Prominent Republicans are advising the Department of Justice (DOJ) to not pursue a criminal investigation of former President Donald Trump after the Jan. 6 Committee announced its intention to launch such a probe. Republicans say the move will focus on the wrong issues and will come off as a “politically driven” decision.
In a March 2 legal brief, the Jan. 6 Committee stated that because of his efforts to challenge the results of the 2020 election—which many have argued was rife with voter fraud—Trump “may have engaged in criminal and/or fraudulent acts.”
Several Democrats have pushed for a DOJ investigation of Trump, frustrated that Attorney General Merrick Garland hasn’t turned his substantial power toward an in-depth investigation of the Jan. 6 “Stop the Steal” rally and the events leading up to it.
However, Garland, perhaps concerned that an investigation would appear too political in the wake of his highly controversial decision to initiate criminal proceedings against former White House adviser Steve Bannon, has seemingly been hesitant to carry out an investigation of Trump.
In mid-December 2021, the Jan. 6 Committee also recommended a contempt of Congress charge against Trump chief of staff Mark Meadows. Although the House voted to refer the charge to the Department of Justice, Garland has yet to make a decision on whether to pursue another criminal indictment.

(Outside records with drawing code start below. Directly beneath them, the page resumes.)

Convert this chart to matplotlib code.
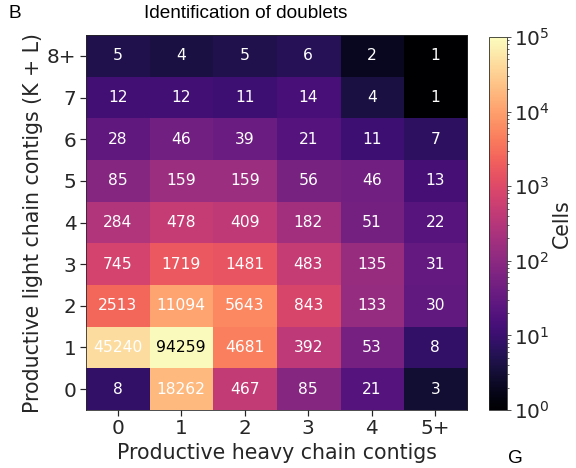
import numpy as np
import matplotlib
matplotlib.use("Agg")
import matplotlib.pyplot as plt
from matplotlib.colors import LogNorm

heavy_labels = ['0', '1', '2', '3', '4', '5+']
light_labels = ['0', '1', '2', '3', '4', '5', '6', '7', '8+']

# rows: light chain contigs 0..8+, columns: heavy chain contigs 0..5+
counts = [
    [8, 18262, 467, 85, 21, 3],
    [45240, 94259, 4681, 392, 53, 8],
    [2513, 11094, 5643, 843, 133, 30],
    [745, 1719, 1481, 483, 135, 31],
    [284, 478, 409, 182, 51, 22],
    [85, 159, 159, 56, 46, 13],
    [28, 46, 39, 21, 11, 7],
    [12, 12, 11, 14, 4, 1],
    [5, 4, 5, 6, 2, 1],
]

data = np.array(counts, dtype=float)

fig = plt.figure(figsize=(8, 6.5), dpi=72)
ax = fig.add_axes([0.149, 0.124, 0.662, 0.801])
cax = fig.add_axes([0.849, 0.124, 0.031, 0.797])

norm = LogNorm(vmin=1, vmax=1e5)
im = ax.imshow(data, cmap='magma', norm=norm, origin='lower', aspect='auto')

for i in range(data.shape[0]):
    for j in range(data.shape[1]):
        v = data[i, j]
        color = 'black' if v > 5e4 else 'white'
        ax.text(j, i, '%d' % v, ha='center', va='center', color=color, fontsize=15.5)

ax.set_xticks(range(len(heavy_labels)))
ax.set_xticklabels(heavy_labels)
ax.set_yticks(range(len(light_labels)))
ax.set_yticklabels(light_labels)
ax.tick_params(labelsize=20, colors='#262626', length=6, width=1.2)
ax.set_xlabel('Productive heavy chain contigs', fontsize=20.5, color='#262626', labelpad=5)
ax.set_ylabel('Productive light chain contigs (K + L)', fontsize=20.5, color='#262626')
for s in ax.spines.values():
    s.set_color('#262626')

cb = fig.colorbar(im, cax=cax)
cb.ax.tick_params(labelsize=20, colors='#262626')
cb.set_label('Cells', fontsize=20.5, color='#262626', labelpad=2)
cb.outline.set_edgecolor('#262626')

fig.text(246 / 576, 1 - 13 / 468, 'Identification of doublets', ha='center', va='center',
         fontsize=19, family='Liberation Sans')
fig.text(8 / 576, 1 - 13 / 468, 'B', ha='left', va='center', fontsize=19, family='Liberation Sans')
fig.text(515 / 576, 0.002, 'G', ha='center', va='bottom', fontsize=19,
         family='Liberation Sans')

plt.savefig('out.png', dpi=72)
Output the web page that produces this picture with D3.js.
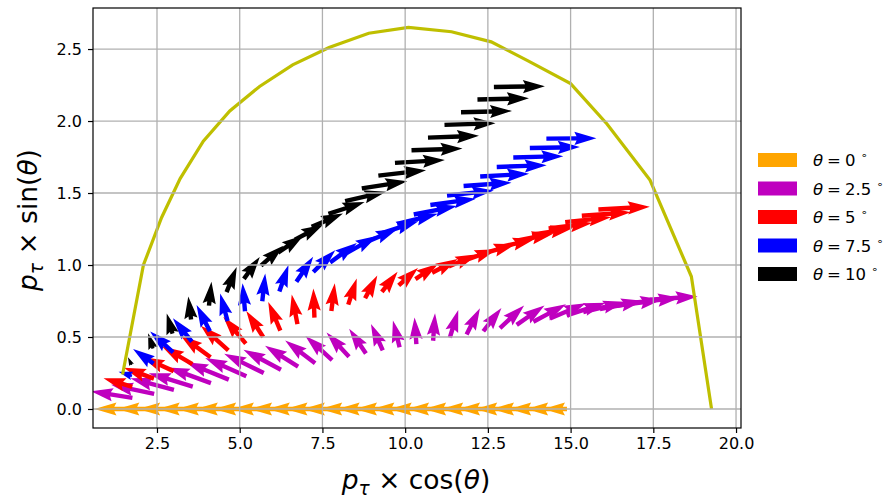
<!DOCTYPE html>
<html>
<head>
<meta charset="utf-8">
<script src="https://cdn.jsdelivr.net/npm/d3@7"></script>
<style>
  body { margin: 0; background: #fff; }
  svg { font-family: "DejaVu Sans", sans-serif; }
</style>
</head>
<body>
<svg id="chart" width="890" height="498"></svg>
<script>
// arrows: [tail x, tail y, dx, dy] in data units
const arrows0 = [
  [1.76,0,-1.149,0],[2.42,0,-1.118,0],[3.02,0,-1.088,0],[3.58,0,-1.058,0],[4.13,0,-1.028,0],
  [4.67,0,-0.997,0],[5.21,0,-0.982,0],[5.73,0,-0.967,0],[6.25,0,-0.937,0],[6.77,0,-0.922,0],
  [7.29,0,-0.907,0],[7.80,0,-0.892,0],[8.31,0,-0.877,0],[8.82,0,-0.861,0],[9.33,0,-0.846,0],
  [9.84,0,-0.831,0],[10.35,0,-0.816,0],[10.86,0,-0.801,0],[11.36,0,-0.786,0],[11.87,0,-0.780,0],
  [12.37,0,-0.771,0],[12.88,0,-0.762,0],[13.38,0,-0.756,0],[13.89,0,-0.747,0],[14.39,0,-0.734,0],
  [14.89,0,-0.725,0]
]
const arrows25 = [
  [1.757,0.077,-1.254,0.046],[2.415,0.105,-1.301,0.064],[3.012,0.132,-1.314,0.081],
  [3.581,0.156,-1.330,0.093],[4.130,0.180,-1.307,0.109],[4.670,0.204,-1.289,0.120],
  [5.200,0.227,-1.243,0.127],[5.726,0.250,-1.195,0.134],[6.246,0.273,-1.134,0.139],
  [6.765,0.295,-1.000,0.144],[7.279,0.318,-0.905,0.157],[7.793,0.340,-0.809,0.167],
  [8.304,0.363,-0.680,0.168],[8.815,0.385,-0.507,0.173],[9.323,0.407,-0.356,0.184],
  [9.832,0.429,-0.201,0.185],[10.339,0.451,-0.056,0.185],[10.845,0.474,0.058,0.191],
  [11.351,0.496,0.254,0.191],[11.857,0.518,0.403,0.182],[12.361,0.540,0.549,0.162],
  [12.866,0.562,0.730,0.156],[13.370,0.584,0.842,0.135],[13.874,0.606,0.987,0.121],
  [14.377,0.628,1.085,0.106],[14.880,0.650,1.179,0.088],[15.383,0.672,1.261,0.072],
  [15.886,0.694,1.305,0.058],[16.388,0.716,1.377,0.044],[16.891,0.738,1.413,0.034],
  [17.393,0.759,1.447,0.023]
]
const arrows5 = [
  [1.752,0.153,-0.867,0.061],[2.408,0.211,-0.909,0.076],[3.004,0.263,-0.939,0.096],
  [3.570,0.312,-0.916,0.122],[4.118,0.360,-0.905,0.151],[4.656,0.407,-0.831,0.172],
  [5.185,0.454,-0.680,0.186],[5.709,0.500,-0.510,0.181],[6.228,0.545,-0.366,0.198],
  [6.745,0.590,-0.173,0.205],[7.258,0.635,-0.031,0.201],[7.770,0.680,0.103,0.193],
  [8.280,0.725,0.257,0.182],[8.789,0.769,0.369,0.159],[9.296,0.813,0.475,0.140],
  [9.804,0.858,0.584,0.121],[10.310,0.902,0.689,0.107],[10.814,0.946,0.774,0.095],
  [11.319,0.990,0.863,0.084],[11.823,1.034,0.943,0.075],[12.326,1.078,1.017,0.067],
  [12.829,1.122,1.090,0.058],[13.332,1.167,1.157,0.052],[13.834,1.210,1.224,0.045],
  [14.336,1.254,1.320,0.037],[14.837,1.298,1.383,0.033],[15.339,1.342,1.477,0.024],
  [15.840,1.386,1.554,0.019]
]
const arrows75 = [
  [1.744,0.230,-0.405,0.028],[2.396,0.316,-0.619,0.100],[2.989,0.394,-0.696,0.144],
  [3.553,0.468,-0.571,0.162],[4.099,0.540,-0.403,0.182],[4.634,0.610,-0.225,0.193],
  [5.160,0.679,-0.074,0.194],[5.682,0.748,0.089,0.193],[6.198,0.816,0.276,0.184],
  [6.713,0.884,0.507,0.173],[7.224,0.951,0.663,0.152],[7.733,1.018,0.807,0.135],
  [8.241,1.085,0.925,0.118],[8.747,1.152,1.029,0.100],[9.252,1.218,1.150,0.086],
  [9.757,1.285,1.232,0.071],[10.260,1.351,1.305,0.058],[10.762,1.417,1.377,0.044],
  [11.265,1.483,1.413,0.034],[11.766,1.549,1.447,0.023],[12.267,1.615,1.479,0.018],
  [12.768,1.681,1.510,0.012],[13.268,1.747,1.511,0.009],[13.768,1.813,1.511,0.006],
  [14.268,1.878,1.511,0.003]
]
const arrows10 = [
  [1.732,0.306,-0.109,0.054],[2.380,0.420,-0.149,0.106],[2.969,0.524,-0.175,0.140],
  [3.530,0.622,-0.085,0.159],[4.071,0.718,0.076,0.166],[4.603,0.812,0.306,0.174],
  [5.126,0.904,0.480,0.152],[5.644,0.995,0.674,0.139],[6.157,1.086,0.777,0.120],
  [6.668,1.176,0.854,0.104],[7.175,1.265,0.946,0.092],[7.682,1.355,1.092,0.082],
  [8.186,1.443,1.237,0.066],[8.689,1.532,1.373,0.050],[9.190,1.621,1.441,0.038],
  [9.692,1.709,1.508,0.021],[10.192,1.797,1.541,0.012],[10.690,1.885,1.541,0.012],
  [11.189,1.973,1.541,0.012],[11.688,2.061,1.541,0.009],[12.185,2.149,1.556,0.009],
  [12.682,2.236,1.541,0.006]
]

// kinematic boundary
const curveX = [1.46, 2.09, 2.64, 3.2, 3.9, 4.7, 5.6, 6.6, 7.7, 8.9, 10.1, 11.4, 12.6, 13.7, 15.0, 16.1, 17.4, 18.65, 19.26]
const curveY = [0.24, 1.00, 1.33, 1.60, 1.86, 2.07, 2.24, 2.39, 2.51, 2.61, 2.65, 2.62, 2.55, 2.42, 2.26, 1.98, 1.59, 0.92, 0.00]

const thetaLabels = ['0', '2.5', '5', '7.5', '10']
const xTicks = [2.5, 5.0, 7.5, 10.0, 12.5, 15.0, 17.5, 20.0]
const yTicks = [0.0, 0.5, 1.0, 1.5, 2.0, 2.5]

const series = [arrows0, arrows25, arrows5, arrows75, arrows10]
const colors = ['#ffa500', '#bf00bf', '#ff0000', '#0000ff', '#000000']

let margin = {left: 93, right: 149, top: 8, bottom: 70}
let width = 890, height = 498

const x = d3.scaleLinear().domain([0.566, 20.15]).range([margin.left, width - margin.right])
const y = d3.scaleLinear().domain([-0.132, 2.785]).range([height - margin.bottom, margin.top])

const svg = d3.select('#chart')

svg.append('defs').append('clipPath').attr('id', 'clip')
    .append('rect')
    .attr('x', x.range()[0]).attr('y', y.range()[1])
    .attr('width', x.range()[1] - x.range()[0])
    .attr('height', y.range()[0] - y.range()[1])

// matplotlib style arrow polygon, tail at origin pointing +x
let shaftW = 4.4
function arrowPath(L, w) {
    let hl = 5 * w, ha = 4.5 * w, hw = 1.5 * w
    let s = 1, Lp = L
    if (L < hl) { s = L / hl; Lp = hl }
    let pts = [[0, -w/2], [Lp - ha, -w/2], [Lp - hl, -hw], [Lp, 0], [Lp - hl, hw], [Lp - ha, w/2], [0, w/2]]
    return 'M' + pts.map(p => `${p[0]*s},${p[1]*s}`).join('L') + 'Z'
}

const plot = svg.append('g').attr('clip-path', 'url(#clip)')

series.forEach((data, i) => {
    plot.append('g')
        .selectAll('path')
        .data(data)
        .join('path')
        .attr('fill', colors[i])
        .attr('d', d => {
            let tx = x(d[0]), ty = y(d[1])
            let hx = x(d[0] + d[2]), hy = y(d[1] + d[3])
            return arrowPath(Math.hypot(hx - tx, hy - ty), shaftW)
        })
        .attr('transform', d => {
            let tx = x(d[0]), ty = y(d[1])
            let hx = x(d[0] + d[2]), hy = y(d[1] + d[3])
            let ang = Math.atan2(hy - ty, hx - tx) * 180 / Math.PI
            return `translate(${tx},${ty}) rotate(${ang})`
        })
})

// grid (drawn over the arrows like matplotlib's default)
const grid = svg.append('g').attr('stroke', '#b0b0b0').attr('stroke-width', 1.3)
grid.selectAll('.gx').data(xTicks).join('line')
    .attr('x1', d => x(d)).attr('x2', d => x(d))
    .attr('y1', y.range()[0]).attr('y2', y.range()[1])
grid.selectAll('.gy').data(yTicks).join('line')
    .attr('y1', d => y(d)).attr('y2', d => y(d))
    .attr('x1', x.range()[0]).attr('x2', x.range()[1])

// boundary curve
plot.append('path')
    .datum(d3.zip(curveX, curveY))
    .attr('d', d3.line().x(d => x(d[0])).y(d => y(d[1])))
    .attr('fill', 'none')
    .attr('stroke', '#bfbf00')
    .attr('stroke-width', 3.2)

// frame
svg.append('rect')
    .attr('x', x.range()[0]).attr('y', y.range()[1])
    .attr('width', x.range()[1] - x.range()[0])
    .attr('height', y.range()[0] - y.range()[1])
    .attr('fill', 'none').attr('stroke', '#000').attr('stroke-width', 1.2)

const xAxis = svg.append('g')
    .attr('transform', `translate(0,${y.range()[0]})`)
    .call(d3.axisBottom(x).tickValues(xTicks).tickFormat(d3.format('.1f')).tickSize(5).tickPadding(5))
const yAxis = svg.append('g')
    .attr('transform', `translate(${x.range()[0]},0)`)
    .call(d3.axisLeft(y).tickValues(yTicks).tickFormat(d3.format('.1f')).tickSize(5).tickPadding(6))
;[xAxis, yAxis].forEach(a => {
    a.select('.domain').remove()
    a.selectAll('text').attr('font-size', 16).attr('fill', '#000').attr('font-family', 'DejaVu Sans')
    a.selectAll('line').attr('stroke', '#000').attr('stroke-width', 1.2)
})

// axis labels
function mathLabel(sel, fn) {
    sel.append('tspan').attr('font-style', 'italic').text('p')
    sel.append('tspan').attr('font-style', 'italic').attr('font-size', '0.7em').attr('dy', 6).text('τ')
    sel.append('tspan').attr('dy', -6).text(' × ' + fn + '(')
    sel.append('tspan').attr('font-style', 'italic').text('θ')
    sel.append('tspan').text(')')
}
svg.append('text')
    .attr('x', 416).attr('y', 489)
    .attr('text-anchor', 'middle').attr('font-size', 26.5)
    .call(mathLabel, 'cos')
svg.append('text')
    .attr('transform', 'translate(37,220) rotate(-90)')
    .attr('text-anchor', 'middle').attr('font-size', 26.5)
    .call(mathLabel, 'sin')

// legend
const legend = svg.append('g').attr('transform', 'translate(758,153)')
thetaLabels.forEach((t, i) => {
    let g = legend.append('g').attr('transform', `translate(0,${i * 28.5})`)
    g.append('rect').attr('width', 39).attr('height', 14).attr('fill', colors[i])
    let tx = g.append('text').attr('x', 55).attr('y', 13).attr('font-size', 16.5)
    tx.append('tspan').attr('font-style', 'italic').text('θ')
    tx.append('tspan').attr('dx', 4).text('=')
    tx.append('tspan').attr('dx', 4).text(t)
    tx.append('tspan').attr('font-size', 11).attr('dx', 5).attr('dy', -7).text('∘')
})
</script>
</body>
</html>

Rep. Adam Schiff (D-Calif.), a member of the Democrat-dominated committee, laughed when he was asked whether a probe into Trump by the Jan. 6 Committee could interfere with a potential DOJ investigation.
“I honestly wish we had more concern about that,” Schiff told NBC in an interview. “Because it would mean the Department of Justice was looking at a broader range of potential violations of law than I have any indication may be happening.”
Republicans, on the other hand, are advising Garland against carrying out a criminal investigation of Trump.
Sen. Mike Braun (R-Ind.) said such an effort “would probably have as much political taint on it as you can get.”
“To me, it’s clearly politically driven,” Braun said.
During his State of the Union Address, President Joe Biden sought to reframe his administration as a centrist one. He pushed for several of Trump’s key policies, including securing the southern border, keeping jobs and industries in the United States, and protecting the police from far-left efforts to defund or abolish them.
Braun suggested that if Biden uses his DOJ to investigate his former presidential rival, it will destroy any notion of centrism from the Biden White House.
“At least half the country would say it’s all politically motivated,” Braun said.
Sen. Thom Tillis (R-N.C.) also criticized Speaker of the House Nancy Pelosi (D-Calif.) for her previous decision to block Republican picks from the committee, a decision Tillis implied made the committee far more partisan in the eyes of Americans.
Pelosi refused to admit House Minority Leader Kevin McCarthy’s (R-Calif.) picks—Reps. Jim Jordan (R-Ohio) and Jim Banks (R-Ind.)—to the committee. Rather, she appointed Reps. Adam Kinzinger (R-Ill.) and Liz Cheney (R-Wyo.), who have long been outspoken critics of Trump and have since been censured by the Republican National Committee for their role on the commission.
“I don’t mind looking into the events,” Tillis said. “But I think that Speaker Pelosi did not do the process justice by the way the members were ultimately seated. It’s going to be perceived as political.
“Everybody is going to perceive the referral as a conviction on one side and they’re going to view it as the continuation of a witch hunt on the other side. The bar that the House committee has is far lower than anything that would ultimately result in moving forward with a federal investigation and a conviction.”
Sen. Lindsey Graham (R-S.C.), a former Trump rival who has become closer to the president in recent years, expressed a similar sentiment in a statement to The Hill.
“I don’t see anything coming out of this committee not tainted by politics,” Graham said.
In the past, the committee has targeted major Republicans, such as McCarthy, Jordan, and Rep. Scott Perry (R-Pa.), who refused to cooperate with the committee.
The string of decisions to subpoena Republicans without questioning Democrat leaders such as Pelosi, who had a large influence in preparing Capitol security ahead of the rally, has heightened allegations of partisan behavior within the committee.
In its March 2 legal brief, the committee indicated that it will be recommending criminal charges against Trump.
Ultimately, however, the decision to open a DOJ investigation lies squarely with the attorney general, although Biden could advise him to pursue or not pursue an indictment. If Trump were to be indicted, it would mark the first time in U.S. history that a president has faced criminal proceedings.
Although other presidents have been impeached for alleged crimes or misconduct—a process that resides with the legislature rather than with the judiciary—no president has been indicted or convicted in civil court.
During the Watergate scandal, many opponents of President Richard Nixon pushed to have him indicted. Ultimately, however, Nixon didn’t face criminal charges and was allowed to leave the Oval Office without an indictment.
Initiating such proceedings now against Trump would mark a major departure for the judicial system and may kick off a sharp political battle between his supporters and his opponents.